On top of that, we live in a culture that constantly revisits, discusses and celebrates war, especially the Second World War. I mean, come on, have you ever turned on the history channel? Every other show is about fighter pilots or Hitler or something else to do with our glorious military past. And let’s not forget Hollywood – how many movies are there about hunky American soldiers going off to fight hunky World War II? Who knew that so many hot dudes were in the war? Not me, that’s for sure!

I also have to admit that I’m tired of memes like the following, which have been popping up on my Facebook feed for a week or so now:

I mean, first of all, you should avoid putting up Christmas decorations in early November because it’s tacky, not because it dishonours veterans. Secondly, I don’t like the idea that the Royal Canadian Legion (this particular image was posted by Royal Canadian Legion Branch 119), is trying to shame and manipulate people about what they put up in their own private residences. Third of all, I don’t think that Christmas and Remembrance Day have anything to do with each other. I have to say, though, that I really enjoy some of the comments left on the post. I especially love this one from Allyson Landry: “The only reason you have the freedom to have Christmas is thanks to veterans”. Er, what? I think that it’s fair to say that if Canada had somehow fallen to the Nazis during the Second World War, we would have nothing but Christmas – it would be the other religious observances, like Chanukah, for example, or Ramadan, that would be missing.

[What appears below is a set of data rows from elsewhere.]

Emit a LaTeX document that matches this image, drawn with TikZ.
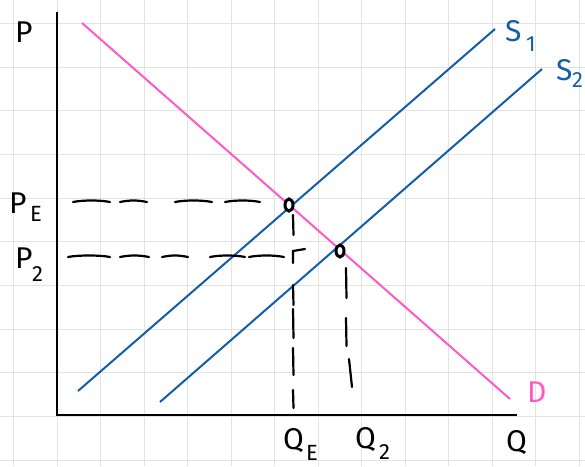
\documentclass[tikz,border=0pt]{standalone}
\usepackage{fontspec}
\usetikzlibrary{shapes.geometric}
\setmainfont{Fira Sans}
\begin{document}
\begin{tikzpicture}[x=1pt,y=-1pt,
  gridline/.style={draw=black!11,line width=1pt},
  axis/.style={draw=black,line width=2.4pt},
  supply/.style={draw=supblue,line width=2pt},
  demand/.style={draw=dempink,line width=2pt},
  guide/.style={draw=black,line width=2.2pt,line cap=round},
  eqdot/.style={draw=black,line width=3pt,ellipse,minimum width=8pt,minimum height=12pt,inner sep=0pt,fill=white},
  lbl/.style={inner sep=0pt,font=\fontsize{30}{30}\selectfont},
  sub/.style={inner sep=0pt,font=\fontsize{22}{22}\selectfont}]
\definecolor{supblue}{HTML}{135DAA}
\definecolor{dempink}{HTML}{FF59C6}
\useasboundingbox (0,0) rectangle (585,466);
\fill[white] (0,0) rectangle (585,466);
% grid
\foreach \gx in {13.5,57,100.5,144,187.5,231,274.5,318,361.5,405,448.5,492,535.5,579}
  \draw[gridline] (\gx,0) -- (\gx,466);
\foreach \gy in {23,67,110.5,154,198,241.5,285,329,372.5,416,460}
  \draw[gridline] (0,\gy) -- (585,\gy);
% axes
\coordinate (ytop) at (57,12);
\coordinate (orig) at (57,415);
\coordinate (xend) at (517,415);
\draw[axis] (ytop) -- (orig) -- (xend);
% curves
\coordinate (d1) at (82,23); \coordinate (d2) at (510,399);
\coordinate (s1a) at (78,391); \coordinate (s1b) at (495,29);
\coordinate (s2a) at (160,402); \coordinate (s2b) at (542,69);
\draw[supply] (s1a) -- (s1b);
\draw[supply] (s2a) -- (s2b);
\draw[demand] (d1) -- (d2);
% guides PE
\foreach \a/\b in {73/110,120/147,175/212,225/260}
  \draw[guide] (\a,202) .. controls (\a+10,200) and (\b-10,200) .. (\b,202);
% guides P2
\foreach \a/\b in {68/110,120/149,162/188,210/245,249/284}
  \draw[guide] (\a,257) .. controls (\a+10,255) and (\b-10,255) .. (\b,257);
\draw[guide] (293,263) -- (293,251) -- (305,249);
% vertical under E
\foreach \a/\b in {215/235,285/305,309/338,348/375,390/408}
  \draw[guide] (293,\a) -- (293.5,\b);
% vertical under second point
\foreach \a/\b in {268/298,318/346}
  \draw[guide] (346,\a) -- (346.5,\b);
\draw[guide] (349,359) -- (352,387);
% points
\node[eqdot] (E) at (289,205) {};
\node[eqdot] (E2) at (340,251) {};
% labels
\node[lbl,anchor=west] (P) at (15,32) {P};
\node[lbl,anchor=west] (PE) at (9,203) {P};
\node[sub,anchor=west] (PEs) at (30,214) {E};
\node[lbl,anchor=west] (P2) at (15,258) {P};
\node[sub,anchor=west] (P2s) at (32,274) {2};
\node[lbl,anchor=west] (QE) at (283,441) {Q};
\node[sub,anchor=west] (QEs) at (306,453) {E};
\node[lbl,anchor=west] (Q2) at (355,440) {Q};
\node[sub,anchor=west] (Q2s) at (379,452) {2};
\node[lbl,anchor=west] (Q) at (506,443) {Q};
\node[lbl,anchor=west,text=supblue] (S1) at (505,31) {S};
\node[sub,anchor=west,text=supblue] (S1s) at (526,44) {1};
\node[lbl,anchor=west,text=supblue] (S2) at (556,70) {S};
\node[sub,anchor=west,text=supblue] (S2s) at (572,80) {2};
\node[lbl,anchor=west,text=dempink] (D) at (527,392) {D};
\end{tikzpicture}
\end{document}
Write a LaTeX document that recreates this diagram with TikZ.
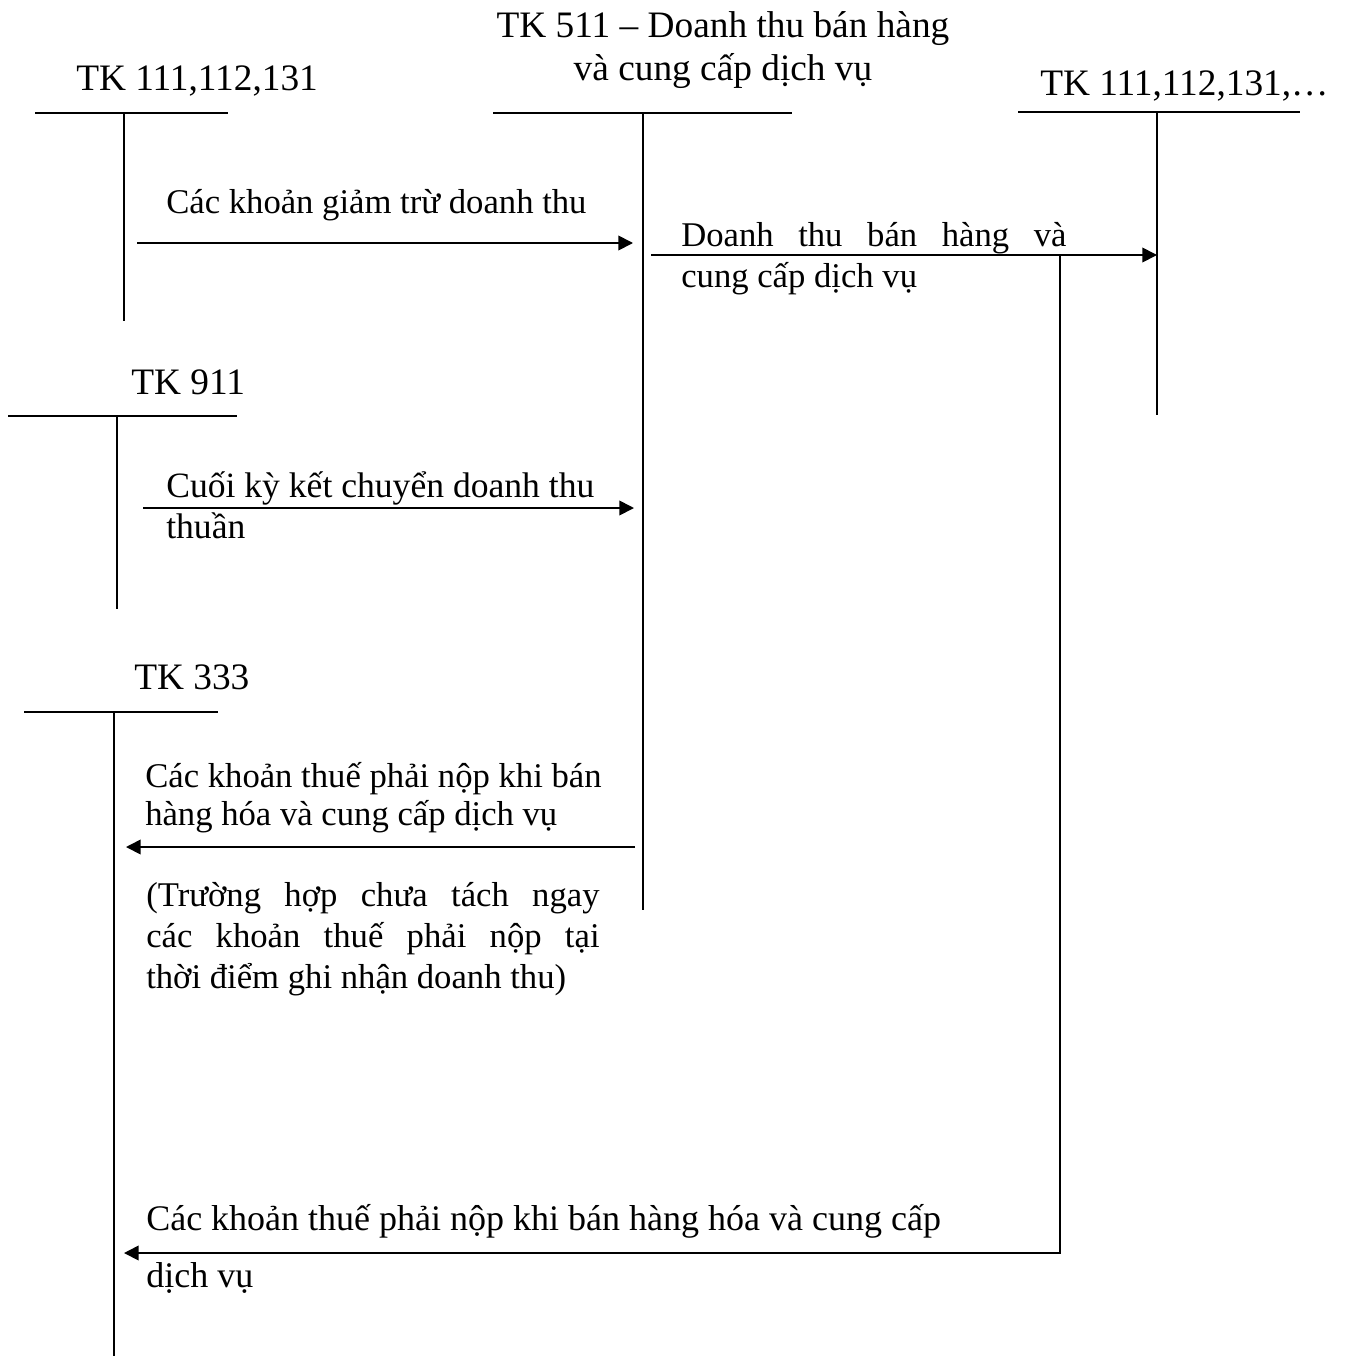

My main reason for abstaining from wearing a Remembrance poppy, though, is that I’m starting to feel like it represents a support for all of my country’s military action, not just the sacrifices made by soldiers in past wars. It’s as if by wearing it I’m giving my tacit agreement to Canada’s activities in Afghanistan, or the ways that women are mistreated in the Canadian Forces. The truth is, though, that I don’t want our military engaged in any kind of action; I don’t want to feel like I have the blood of civilians (or, well, anybody) on my hands. I also feel deeply uncomfortable about a number of things that happen within military culture; in fact, if I’m being totally honest, I don’t like the idea of the military at all – guns scare the crap out of me, and don’t even get me started on bombs or drones or any of that stuff.

Of course I think that we should honour the men and women who died fighting in our country’s military – especially those who were drafted, and didn’t choose to join the war; but I also think that we should be working to end war, instead of perpetuating it. That’s why this year, instead of wearing a Remembrance poppy, I’m going to try to find a white poppy, which, while still honouring the casualties of all wars, further symbolizes the desire for peace. I’ll still make a donation to the Royal Canadian Legion; I’m just choosing not to wear their icon anymore.

The thing is, I guess that’s what it really boils down to for me: choice. Around Remembrance Day, there’s a lot of talk about soldiers dying for our freedoms; I know that freedom, both personal and political, is one of the reasons my grandfather joined the armed forces. I think that he would be happy, then, that, here in Canada, I have the freedom to be a critical thinker. I think he would be happy that I live in a country where I can choose to remember our military veterans however I want, or even not at all. He would be happy that I am free.